Contents

# Contents

## Idea

In local field theory with fields on a given spacetime $X$, the spacetime support of an observable $A$ is the maximal region in spacetime such that $A$ depends on (“observes”) the values of fields at the points in this region.

In a local field theory spacetime support of observables is typically required to be a compact subset of spacetime, which, under the Heine-Borel theorem, reflects the intuition that every experiment (every “observation” of physics) is necessarily bounded in spacetime.

For more see at geometry of physics – perturbative quantum field theory the chapter 7. Observables

## Definition

###### Definition

(spacetime support)

Let $E \overset{fb}{\to} \Sigma$ be a field bundle over a spacetime $\Sigma$ (def. ), with induced jet bundle $J^\infty_\Sigma(E)$

For every subset $S \subset \Sigma$ let

$\array{ J^\infty_\Sigma(E)\vert_S &\overset{\iota_S}{\hookrightarrow}& J^\infty_\Sigma(E) \\ \downarrow &(pb)& \downarrow \\ S &\hookrightarrow& \Sigma }$

be the corresponding restriction of the jet bundle of $E$.

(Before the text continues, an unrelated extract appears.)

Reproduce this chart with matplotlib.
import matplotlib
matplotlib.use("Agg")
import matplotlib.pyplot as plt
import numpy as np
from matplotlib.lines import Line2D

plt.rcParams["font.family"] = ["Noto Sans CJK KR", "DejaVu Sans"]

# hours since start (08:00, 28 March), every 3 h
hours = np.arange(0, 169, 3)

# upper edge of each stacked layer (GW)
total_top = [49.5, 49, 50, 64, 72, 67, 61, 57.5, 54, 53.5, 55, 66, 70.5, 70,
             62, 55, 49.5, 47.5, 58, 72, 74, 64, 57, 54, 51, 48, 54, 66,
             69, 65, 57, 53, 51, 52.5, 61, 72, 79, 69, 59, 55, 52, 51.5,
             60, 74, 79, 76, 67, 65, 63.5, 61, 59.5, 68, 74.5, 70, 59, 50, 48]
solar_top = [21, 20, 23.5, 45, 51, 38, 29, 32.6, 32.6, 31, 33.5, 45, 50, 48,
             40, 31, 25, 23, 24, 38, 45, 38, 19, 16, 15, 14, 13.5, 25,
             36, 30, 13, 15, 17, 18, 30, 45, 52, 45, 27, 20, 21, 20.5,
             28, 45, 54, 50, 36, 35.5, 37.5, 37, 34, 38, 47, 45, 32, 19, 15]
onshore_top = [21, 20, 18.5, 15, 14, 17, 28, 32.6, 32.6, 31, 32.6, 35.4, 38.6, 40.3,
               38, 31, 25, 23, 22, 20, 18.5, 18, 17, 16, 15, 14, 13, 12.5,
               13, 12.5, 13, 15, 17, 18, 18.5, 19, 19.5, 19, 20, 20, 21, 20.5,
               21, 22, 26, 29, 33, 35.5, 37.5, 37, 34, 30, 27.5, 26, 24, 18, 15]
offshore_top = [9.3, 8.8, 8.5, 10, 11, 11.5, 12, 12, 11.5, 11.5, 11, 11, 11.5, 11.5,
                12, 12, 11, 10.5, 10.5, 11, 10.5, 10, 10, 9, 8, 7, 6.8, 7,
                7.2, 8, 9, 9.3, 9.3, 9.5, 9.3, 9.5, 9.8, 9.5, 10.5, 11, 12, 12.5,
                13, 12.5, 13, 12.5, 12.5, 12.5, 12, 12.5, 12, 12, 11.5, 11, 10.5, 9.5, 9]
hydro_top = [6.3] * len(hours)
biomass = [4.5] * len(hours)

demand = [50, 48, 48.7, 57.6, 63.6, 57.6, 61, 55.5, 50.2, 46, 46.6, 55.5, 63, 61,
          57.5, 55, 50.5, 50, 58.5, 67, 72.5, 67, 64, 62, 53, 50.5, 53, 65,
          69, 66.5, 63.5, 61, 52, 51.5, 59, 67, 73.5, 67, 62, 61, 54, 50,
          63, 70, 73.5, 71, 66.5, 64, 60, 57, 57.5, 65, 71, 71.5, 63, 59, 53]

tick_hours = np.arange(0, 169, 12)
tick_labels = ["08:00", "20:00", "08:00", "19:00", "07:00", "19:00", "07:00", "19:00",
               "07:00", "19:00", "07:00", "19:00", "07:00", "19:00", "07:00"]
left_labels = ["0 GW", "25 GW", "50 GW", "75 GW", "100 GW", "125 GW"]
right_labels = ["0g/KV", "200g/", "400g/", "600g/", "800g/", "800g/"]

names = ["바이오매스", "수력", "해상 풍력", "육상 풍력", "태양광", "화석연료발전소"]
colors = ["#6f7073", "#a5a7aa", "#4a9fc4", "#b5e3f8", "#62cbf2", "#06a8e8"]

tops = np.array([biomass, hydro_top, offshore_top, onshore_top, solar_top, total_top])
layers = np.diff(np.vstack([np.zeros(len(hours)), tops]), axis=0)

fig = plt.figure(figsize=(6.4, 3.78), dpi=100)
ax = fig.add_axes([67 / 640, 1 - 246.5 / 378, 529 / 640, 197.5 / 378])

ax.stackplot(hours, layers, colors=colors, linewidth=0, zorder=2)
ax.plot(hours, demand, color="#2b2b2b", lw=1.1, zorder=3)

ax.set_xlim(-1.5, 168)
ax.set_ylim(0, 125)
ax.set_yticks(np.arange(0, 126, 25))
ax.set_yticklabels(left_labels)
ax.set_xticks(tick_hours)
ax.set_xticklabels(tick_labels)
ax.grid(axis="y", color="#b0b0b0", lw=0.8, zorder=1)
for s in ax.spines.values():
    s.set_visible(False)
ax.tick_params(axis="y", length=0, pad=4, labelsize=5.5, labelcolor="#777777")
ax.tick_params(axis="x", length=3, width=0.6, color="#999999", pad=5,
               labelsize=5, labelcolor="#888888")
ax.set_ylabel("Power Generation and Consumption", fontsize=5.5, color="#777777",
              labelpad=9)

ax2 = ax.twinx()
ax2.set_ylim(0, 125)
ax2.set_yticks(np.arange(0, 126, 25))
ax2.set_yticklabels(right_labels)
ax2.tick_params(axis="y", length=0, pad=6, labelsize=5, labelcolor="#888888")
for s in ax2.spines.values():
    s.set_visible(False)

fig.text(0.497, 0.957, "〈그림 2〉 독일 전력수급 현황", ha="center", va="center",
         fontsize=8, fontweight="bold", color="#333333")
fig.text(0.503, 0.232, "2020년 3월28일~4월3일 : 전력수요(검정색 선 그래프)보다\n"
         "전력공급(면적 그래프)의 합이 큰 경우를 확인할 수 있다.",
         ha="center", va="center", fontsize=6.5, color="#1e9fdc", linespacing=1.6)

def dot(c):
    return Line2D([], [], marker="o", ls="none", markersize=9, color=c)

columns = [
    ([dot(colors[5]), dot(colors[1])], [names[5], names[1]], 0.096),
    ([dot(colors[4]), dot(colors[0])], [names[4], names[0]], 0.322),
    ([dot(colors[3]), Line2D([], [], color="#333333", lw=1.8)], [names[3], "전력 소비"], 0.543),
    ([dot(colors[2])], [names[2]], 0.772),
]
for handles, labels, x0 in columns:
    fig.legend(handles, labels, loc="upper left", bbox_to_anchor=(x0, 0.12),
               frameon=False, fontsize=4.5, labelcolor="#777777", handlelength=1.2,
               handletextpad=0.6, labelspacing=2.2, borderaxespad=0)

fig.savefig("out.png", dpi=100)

The spacetime support $supp_\Sigma(A)$ of a differential form $A \in \Omega^\bullet(J^\infty_\Sigma(E))$ on the jet bundle of $E$ is the topological closure of the maximal subset $S \subset \Sigma$ such that the restriction of $A$ to the jet bundle restrited to this subset does not vanishes:

$supp_\Sigma(A) \coloneqq Cl( \{ x \in \Sigma | \iota_{\{x\}}^\ast A \neq 0 \} )$

We write

$\Omega^{r,s}_{\Sigma,cp}(E) \coloneqq \left\{ A \in \Omega^{r,s}_\Sigma(E) \;\vert\; supp_\Sigma(A) \, \text{is compact} \right\} \;\hookrightarrow\; \Omega^{r,s}_\Sigma(E)$

for the subspace of differential forms on the jet bundle whose spacetime support is a compact subspace.